Bridging Generalization Gap of Heterogeneous Federated Clients Using Generative Models
Ziru Niu, Hai Dong, A. K. Qin
TL;DR
This paper tackles the generalization gap in Federated Learning when clients have heterogeneous model architectures and limited ability to share parameters. It introduces FedVTC, a data-free framework in which clients exchange feature-distribution statistics and train a Variational Transposed Convolution to generate synthetic data for fine-tuning local models, thereby improving unseen-data generalization without parameter aggregation. A Distribution Matching loss regularizes the VTC to produce high-quality samples, and an alternating training scheme keeps memory usage low.

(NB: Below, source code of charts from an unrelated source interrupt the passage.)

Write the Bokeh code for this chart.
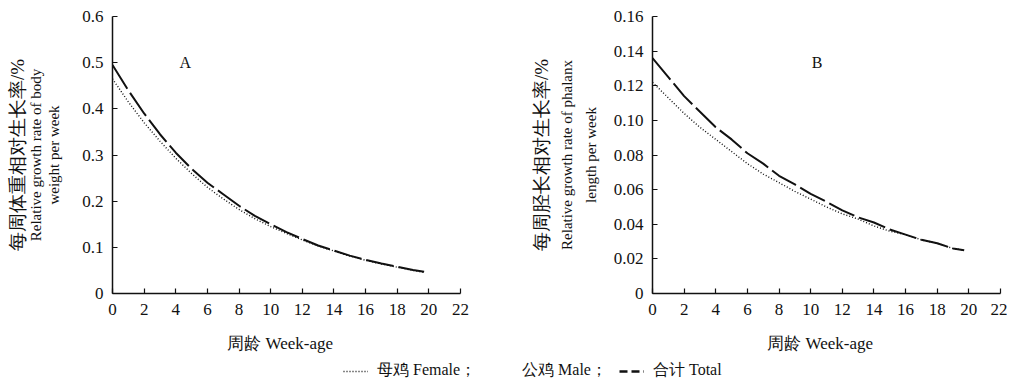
from bokeh.plotting import figure
from bokeh.layouts import column, row
from bokeh.models import (Range1d, FixedTicker, CustomJSTickFormatter, Label,
                          Legend, LegendItem, ColumnDataSource, LinearAxis)
from bokeh.embed import file_html
from bokeh.resources import INLINE

# ---- data ----
weeks = [0, 1, 2, 3, 4, 5, 6, 7, 8, 9, 10, 11, 12, 13, 14, 15, 16, 17, 18, 19, 19.7]

bw_total = [0.495, 0.44, 0.39, 0.345, 0.305, 0.27, 0.24, 0.215, 0.19, 0.168, 0.15,
            0.133, 0.118, 0.104, 0.093, 0.082, 0.073, 0.065, 0.058, 0.051, 0.047]
bw_female = [0.465, 0.415, 0.37, 0.33, 0.293, 0.26, 0.23, 0.205, 0.182, 0.162, 0.145,
             0.13, 0.116, 0.103, 0.092, 0.081, 0.072, 0.064, 0.057, 0.05, 0.046]

pl_total = [0.136, 0.125, 0.114, 0.105, 0.096, 0.089, 0.081, 0.075, 0.068, 0.063, 0.0575,
            0.053, 0.048, 0.044, 0.041, 0.037, 0.034, 0.031, 0.029, 0.026, 0.025]
pl_female = [0.122, 0.113, 0.104, 0.096, 0.089, 0.082, 0.075, 0.069, 0.064, 0.059, 0.0545,
             0.050, 0.046, 0.043, 0.039, 0.036, 0.034, 0.031, 0.029, 0.026, 0.025]

x_ticks = [0, 2, 4, 6, 8, 10, 12, 14, 16, 18, 20, 22]
yA_ticks = [0, 0.1, 0.2, 0.3, 0.4, 0.5, 0.6]
yB_ticks = [0, 0.02, 0.04, 0.06, 0.08, 0.10, 0.12, 0.14, 0.16]

x_label = "周龄    Week-age"
yA_label_cn = "每周体重相对生长率/%"
yA_label_en = "Relative growth rate of body\nweight per week"
yB_label_cn = "每周胫长相对生长率/%"
yB_label_en = "Relative growth rate of phalanx\nlength per week"
legend_labels = ["母鸡 Female；", "公鸡 Male；", "合计 Total"]

FONT = "Liberation Serif"
INK = "#111111"


def make_panel(ymax, yticks, digits, label_cn, label_en, female, total, letter, letter_xy,
               border_left, border_right, ylab_standoff, ylab_lh, cn_standoff):
    p = figure(frame_width=348, frame_height=277,
               min_border_left=border_left, min_border_right=border_right,
               min_border_top=16, min_border_bottom=64,
               x_range=Range1d(0, 22), y_range=Range1d(0, ymax),
               output_backend="svg", toolbar_location=None)
    p.outline_line_color = None
    p.xgrid.visible = False
    p.ygrid.visible = False
    p.background_fill_color = "white"
    p.border_fill_color = "white"

    src = ColumnDataSource(dict(x=weeks, f=female, t=total))
    p.line("x", "f", source=src, line_color=INK, line_width=1.4, line_dash="1 2")
    p.line("x", "t", source=src, line_color=INK, line_width=2.0, line_dash="28 5")

    for ax in (p.xaxis[0], p.yaxis[0]):
        ax.axis_line_color = INK
        ax.axis_line_width = 1.5
        ax.major_tick_line_color = INK
        ax.major_tick_line_width = 1.2
        ax.major_tick_in = 5
        ax.major_tick_out = 0
        ax.minor_tick_line_color = None
        ax.major_label_text_font = FONT
        ax.major_label_text_font_size = "17px"
        ax.major_label_text_color = INK
        ax.axis_label_text_font = FONT
        ax.axis_label_text_font_style = "normal"
        ax.axis_label_text_color = INK

    p.xaxis.ticker = FixedTicker(ticks=x_ticks)
    p.xaxis.major_label_standoff = 10
    p.xaxis.axis_label = x_label
    p.xaxis.axis_label_text_font_size = "17px"
    p.xaxis.axis_label_standoff = 16

    p.yaxis.ticker = FixedTicker(ticks=yticks)
    p.yaxis.formatter = CustomJSTickFormatter(
        code=f"return Math.abs(tick) < 1e-9 ? '0' : tick.toFixed({digits});")
    p.yaxis.major_label_standoff = 9
    p.yaxis.axis_label = label_en
    p.yaxis.axis_label_text_font_size = "15px"
    p.yaxis.axis_label_text_line_height = ylab_lh
    p.yaxis.axis_label_standoff = ylab_standoff

    # Chinese line of the y-axis title: an extra, bare axis further left
    cn_axis = LinearAxis(ticker=FixedTicker(ticks=[]), axis_line_color=None,
                         major_tick_line_color=None, minor_tick_line_color=None,
                         major_tick_in=0, major_tick_out=0, minor_tick_in=0, minor_tick_out=0,
                         major_label_text_font_size="0px", major_label_standoff=0,
                         axis_label=label_cn, axis_label_standoff=cn_standoff,
                         axis_label_text_font=FONT, axis_label_text_font_size="19px",
                         axis_label_text_font_style="normal", axis_label_text_color=INK)
    p.add_layout(cn_axis, "left")

    p.add_layout(Label(x=letter_xy[0], y=letter_xy[1], text=letter,
                       text_font=FONT, text_font_size="16px", text_color=INK,
                       text_align="center", text_baseline="middle"))
    return p


pA = make_panel(0.6, yA_ticks, 1, yA_label_cn, yA_label_en, bw_female, bw_total,
                "A", (4.6, 0.5), 112, 53, 17, 1.15, -3)
pB = make_panel(0.16, yB_ticks, 2, yB_label_cn, yB_label_en, pl_female, pl_total,
                "B", (10.4, 0.1335), 139, 7, 12, 1.5, 4)

# ---- legend strip (legend-only renderers, drawn outside the visible range) ----
pl = figure(width=1000, height=24, x_range=Range1d(-100, -99), y_range=Range1d(-100, -99),
            x_axis_type=None, y_axis_type=None, output_backend="svg",
            toolbar_location=None, min_border=0)
pl.outline_line_color = None
pl.xgrid.visible = False
pl.ygrid.visible = False
r_f = pl.line(weeks, bw_female, line_color=INK, line_width=1.4, line_dash="1 2")
r_m = pl.line(weeks, bw_total, line_color=INK, line_alpha=0)
r_t = pl.line(weeks, bw_total, line_color=INK, line_width=2.6, line_dash="8 4")
leg = Legend(items=[LegendItem(label=legend_labels[0], renderers=[r_f]),
                    LegendItem(label=legend_labels[1], renderers=[r_m]),
                    LegendItem(label=legend_labels[2], renderers=[r_t])],
             orientation="horizontal", location=(343, 0), padding=0, margin=0,
             spacing=12, glyph_width=25, label_standoff=9,
             border_line_color=None, background_fill_alpha=0,
             label_text_font=FONT, label_text_font_size="16px", label_text_color=INK)
pl.add_layout(leg, "center")

layout = column(row(pA, pB, spacing=0), pl, spacing=0)

open("out.html", "w").write(file_html(layout, INLINE))
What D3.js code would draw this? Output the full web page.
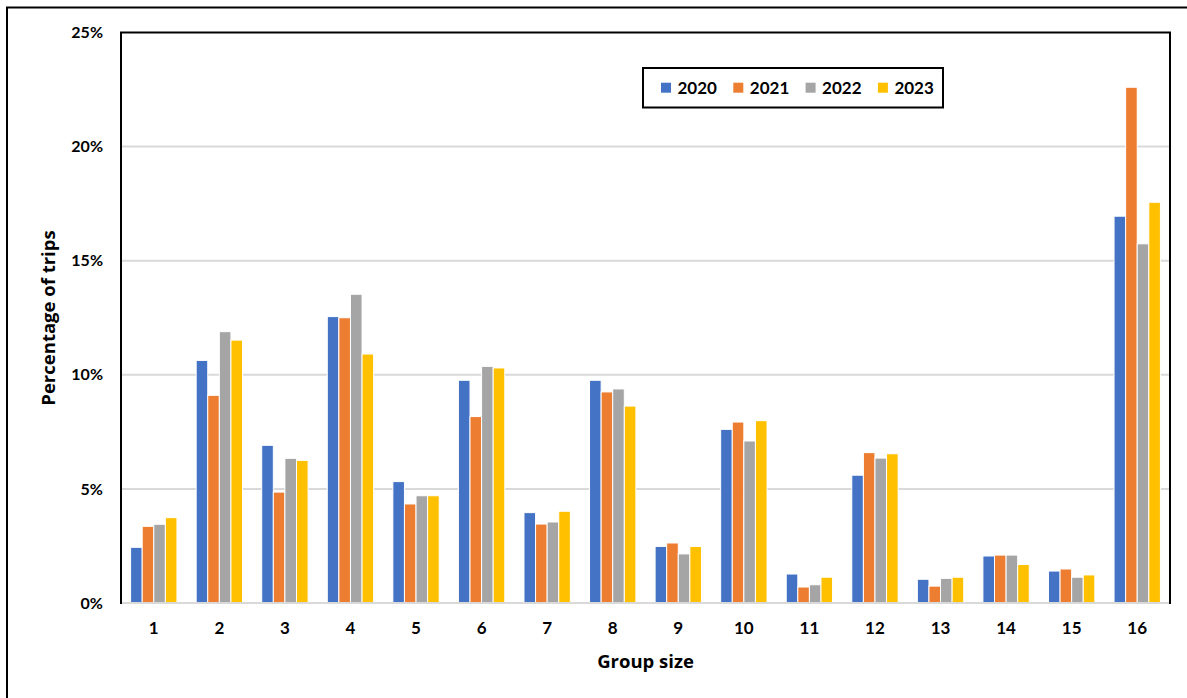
<!DOCTYPE html>
<html>
<head>
<meta charset="utf-8">
<script src="https://cdn.jsdelivr.net/npm/d3@7"></script>
<style>
  html, body { margin: 0; padding: 0; background: #fff; }
  svg { display: block; font-family: Lato, "Open Sans", sans-serif; font-weight: 700; }
</style>
</head>
<body>
<svg id="chart" width="1187" height="698"></svg>
<script>
// Group sizes on the x axis
const groupSizes = ["1","2","3","4","5","6","7","8","9","10","11","12","13","14","15","16"];
const years = ["2020","2021","2022","2023"];
const colors = ["#4472C4","#ED7D31","#A5A5A5","#FFC000"];

// Percentage of trips for each year, by group size
const pct2020 = [2.44,10.63,6.91,12.55,5.32,9.76,3.96,9.76,2.48,7.61,1.27,5.60,1.04,2.06,1.40,16.95];
const pct2021 = [3.36,9.10,4.86,12.50,4.34,8.17,3.46,9.25,2.63,7.93,0.70,6.59,0.74,2.10,1.49,22.60];
const pct2022 = [3.45,11.89,6.34,13.53,4.70,10.37,3.55,9.38,2.15,7.10,0.80,6.35,1.08,2.10,1.13,15.74];
const pct2023 = [3.74,11.52,6.25,10.91,4.70,10.30,4.02,8.63,2.48,7.99,1.13,6.54,1.13,1.69,1.23,17.56];
const seriesValues = [pct2020, pct2021, pct2022, pct2023];

const yTicks = [0,5,10,15,20,25];

const svg = d3.select("#chart");
const plot = { left: 121, right: 1170, top: 32.5, bottom: 603 };
const titleFont = "'Open Sans', Lato, sans-serif";

// outer frame
svg.append("rect")
  .attr("x", 7).attr("y", 7.5)
  .attr("width", 1200).attr("height", 700)
  .attr("fill", "none").attr("stroke", "#000").attr("stroke-width", 2);

const x0 = d3.scaleBand()
  .domain(groupSizes)
  .range([plot.left, plot.right])
  .paddingInner(0.293)
  .paddingOuter(0.1465);

const x1 = d3.scaleBand()
  .domain(years)
  .range([0, x0.bandwidth()]);

const y = d3.scaleLinear().domain([0, 25]).range([plot.bottom, plot.top]);

// plot area frame
svg.append("rect")
  .attr("x", plot.left).attr("y", plot.top)
  .attr("width", plot.right - plot.left).attr("height", plot.bottom - plot.top)
  .attr("fill", "none").attr("stroke", "#000").attr("stroke-width", 2);

// horizontal gridlines
svg.append("g")
  .selectAll("line")
  .data(yTicks.filter(t => t > 0 && t < 25))
  .join("line")
  .attr("x1", plot.left + 1).attr("x2", plot.right - 1)
  .attr("y1", d => y(d)).attr("y2", d => y(d))
  .attr("stroke", "#D9D9D9").attr("stroke-width", 2);

// bars
const groups = svg.append("g")
  .selectAll("g")
  .data(groupSizes)
  .join("g")
  .attr("transform", d => `translate(${x0(d)},0)`);

groups.selectAll("rect")
  .data((d, i) => years.map((yr, j) => ({ yr, j, v: seriesValues[j][i] })))
  .join("rect")
  .attr("x", d => x1(d.yr))
  .attr("width", x1.bandwidth())
  .attr("y", d => y(d.v))
  .attr("height", d => y(0) - y(d.v))
  .attr("fill", d => colors[d.j])
  .attr("stroke", "#fff")
  .attr("stroke-width", 1);

// x axis line
svg.append("line")
  .attr("x1", plot.left + 1).attr("x2", plot.right - 1)
  .attr("y1", plot.bottom).attr("y2", plot.bottom)
  .attr("stroke", "#D9D9D9").attr("stroke-width", 2);

// y axis labels
const yAxis = d3.axisLeft(y)
  .tickValues(yTicks)
  .tickFormat(d => d + "%")
  .tickSize(0)
  .tickPadding(18);
const gy = svg.append("g")
  .attr("transform", `translate(${plot.left},0)`)
  .call(yAxis);
gy.select(".domain").remove();
gy.selectAll("text")
  .attr("font-family", "Lato, 'Open Sans', sans-serif")
  .attr("font-weight", 700)
  .attr("font-size", 16)
  .attr("fill", "#000");

// x axis labels
const xAxis = d3.axisBottom(x0).tickSize(0).tickPadding(19);
const gx = svg.append("g")
  .attr("transform", `translate(0,${plot.bottom})`)
  .call(xAxis);
gx.select(".domain").remove();
gx.selectAll("text")
  .attr("font-family", "Lato, 'Open Sans', sans-serif")
  .attr("font-weight", 700)
  .attr("font-size", 17)
  .attr("fill", "#000");

// axis titles
svg.append("text")
  .attr("x", (plot.left + plot.right) / 2)
  .attr("y", 668)
  .attr("text-anchor", "middle")
  .attr("font-family", titleFont)
  .attr("font-size", 18.5)
  .text("Group size");

svg.append("text")
  .attr("transform", `translate(55,${318}) rotate(-90)`)
  .attr("text-anchor", "middle")
  .attr("font-family", titleFont)
  .attr("font-size", 18.5)
  .text("Percentage of trips");

// legend
const legend = svg.append("g").attr("transform", "translate(643,68)");
legend.append("rect")
  .attr("width", 300).attr("height", 39.5)
  .attr("fill", "#fff").attr("stroke", "#000").attr("stroke-width", 2);
const items = legend.selectAll("g.item")
  .data(years)
  .join("g")
  .attr("class", "item")
  .attr("transform", (d, i) => `translate(${18 + i * 72.3},0)`);
items.append("rect")
  .attr("x", 0).attr("y", 14.7)
  .attr("width", 10).attr("height", 10)
  .attr("fill", (d, i) => colors[i]);
items.append("text")
  .attr("x", 16.5).attr("y", 26)
  .attr("font-size", 17)
  .text(d => d);
</script>
</body>
</html>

Experiments on MNIST, CIFAR, and Tiny-ImageNet show FedVTC outperforms existing model-heterogeneous FL methods in generalization, while reducing communication and memory overhead and preserving privacy through non-reversible prototypes and synthetic data generation.
Abstract
Federated Learning (FL) is a privacy-preserving machine learning framework facilitating collaborative training across distributed clients. However, its performance is often compromised by data heterogeneity among participants, which can result in local models with limited generalization capability. Traditional model-homogeneous approaches address this issue primarily by regularizing local training procedures or dynamically adjusting client weights during aggregation. Nevertheless, these methods become unsuitable in scenarios involving clients with heterogeneous model architectures. In this paper, we propose a model-heterogeneous FL framework that enhances clients' generalization performance on unseen data without relying on parameter aggregation. Instead of model parameters, clients share feature distribution statistics (mean and covariance) with the server. Then each client trains a variational transposed convolutional neural network using Gaussian latent variables sampled from these distributions, and use it to generate synthetic data. By fine-tuning local models with the synthetic data, clients achieve significant improvement of generalization ability. Experimental results demonstrate that our approach not only attains higher generalization accuracy compared to existing model-heterogeneous FL frameworks, but also reduces communication costs and memory consumption.